Happy New Year! This is the time of year for talk of resolutions. A New Year, A New You! The media and blogosphere is awash with various exhortations to achieve a ‘better’ you.

My resolution partly inspired by this blog post by Tommy Angelo is to do less, to not have goals, not have to do lists, avoid meaningless meetings, not look forward too much, stop looking back and generally try and be more happy with me. (Note: A good source of tips on happiness check Gretchen Rubin’s Happiness Project)

I have to admit that I’m a glass half empty sort of guy and find myself sometimes either playing the ‘what if’ game with my past or playing future scenarios in my head about things that actually never happen or if they do they’re never as bad as I imagined. My goal is to spend more time in the moment, to do nothing but sit and stare and dream, smile wistfully and all the time not feel guilty about it.

I’m also reading the new expanded Four Hour Work Week by Tim Ferris. Having read the original I am still struck by the insights in the book, particularly how Pareto’s 80/20 Principle applies to so much in life. I need to stop ‘being’ 80% of what I am!

If I did want goals I would probably go with Tim’s dreamlining to achieve things. Detailed instructions for how to do this are contained in the book in the chapter “System Reset: Being Unreasonable and Unambiguous,” but you can get a good idea with the following worksheets:

Sample 6-Month Dreamline and Blank Dreamline
Dreamlining Calculators and Worksheet

Tim suggests creating two timelines—six months and twelve months—and list up to five things you dream of having (including, but not limited to, material wants: house, car, clothing, etc.), being (be a great cook, be fluent in Chinese, etc.), and doing (visiting Thailand, tracing your roots overseas, racing ostriches, etc.), in that order. Read more about Tim’s approach to this at his blog.

That’s not to say I don’t have goals for this year. For instance my daughter gets married in June and, sure, I would like to be a couple of stone lighter and I know how to do that. Eat less, exercise more. But if I don’t achieve that – hey – will my daughter love me less? I’m guessing not. The only downside is we’ll need a bigger suit!

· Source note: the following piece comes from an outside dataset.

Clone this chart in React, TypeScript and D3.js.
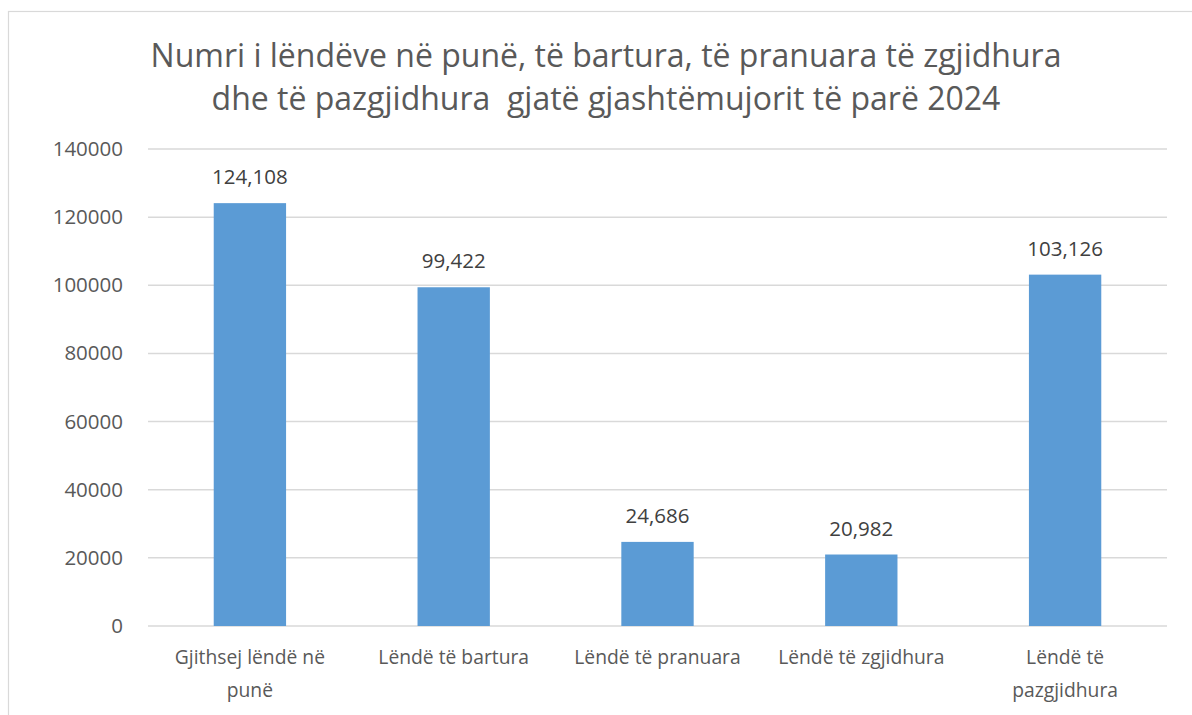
import React from "react";
import * as d3 from "d3";

const categories = [
  "Gjithsej lëndë në\npunë",
  "Lëndë të bartura",
  "Lëndë të pranuara",
  "Lëndë të zgjidhura",
  "Lëndë të\npazgjidhura",
];
const values = [124108, 99422, 24686, 20982, 103126];
const yTicks = [0, 20000, 40000, 60000, 80000, 100000, 120000, 140000];
const titleLines = [
  "Numri i lëndëve në punë, të bartura, të pranuara të zgjidhura",
  "dhe të pazgjidhura  gjatë gjashtëmujorit të parë 2024",
];

const W = 1192;
const H = 715;
const FONT = "'Open Sans', 'Noto Sans', sans-serif";
const TXT = "#595959";

export default function App() {
  const left = 148, right = 1167, top = 149, bottom = 626;
  const x = d3.scaleBand<string>().domain(categories).range([left, right]).paddingInner(0.645).paddingOuter(0.3225);
  const band = d3.scaleBand<string>().domain(categories).range([left, right]);
  const y = d3.scaleLinear().domain([0, 140000]).range([bottom, top]);
  const fmt = d3.format(",");

  return (
    <svg width={W} height={H} style={{ position: "absolute", left: 0, top: 0, background: "#fff" }}>
      <rect x={8.5} y={11.5} width={W + 10} height={H + 10} fill="#fff" stroke="#D9D9D9" strokeWidth={1.2} />
      {titleLines.map((t, i) => (
        <text key={i} x={606} y={67 + i * 43} textAnchor="middle" fontFamily={FONT} fontSize={32} fill={TXT} style={{ whiteSpace: "pre" }}>
          {t}
        </text>
      ))}
      {yTicks.map((t) => (
        <g key={t}>
          <line x1={left} x2={right} y1={y(t)} y2={y(t)} stroke="#D9D9D9" strokeWidth={1.5} />
          <text x={123} y={y(t) + 7} textAnchor="end" fontFamily={FONT} fontSize={20.5} fill={TXT}>
            {t}
          </text>
        </g>
      ))}
      {categories.map((c, i) => {
        const bx = x(c)!;
        const bw = x.bandwidth();
        const cx = band(c)! + band.bandwidth() / 2;
        return (
          <g key={c}>
            <rect x={bx} y={y(values[i])} width={bw} height={y(0) - y(values[i])} fill="#5B9BD5" />
            <text x={cx} y={y(values[i]) - 19} textAnchor="middle" fontFamily={FONT} fontSize={20.5} fill="#404040">
              {fmt(values[i])}
            </text>
            {c.split("\n").map((ln, j) => (
              <text key={j} x={cx} y={664 + j * 33} textAnchor="middle" fontFamily={FONT} fontSize={19.3} fill={TXT}>
                {ln}
              </text>
            ))}
          </g>
        );
      })}
    </svg>
  );
}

My philosophy to goal setting can probably be better summed up by this quote by the Danish philosopher Soren Kierkegaard: ‘If I were to wish for anything, I should not wish for wealth and power, but for the passionate sense of the potential, for the eye which, ever young and ardent, sees the possible. Pleasure disappoints, possibility never. And what wine is so sparkling, what so fragrant, what so intoxicating, as possibility!’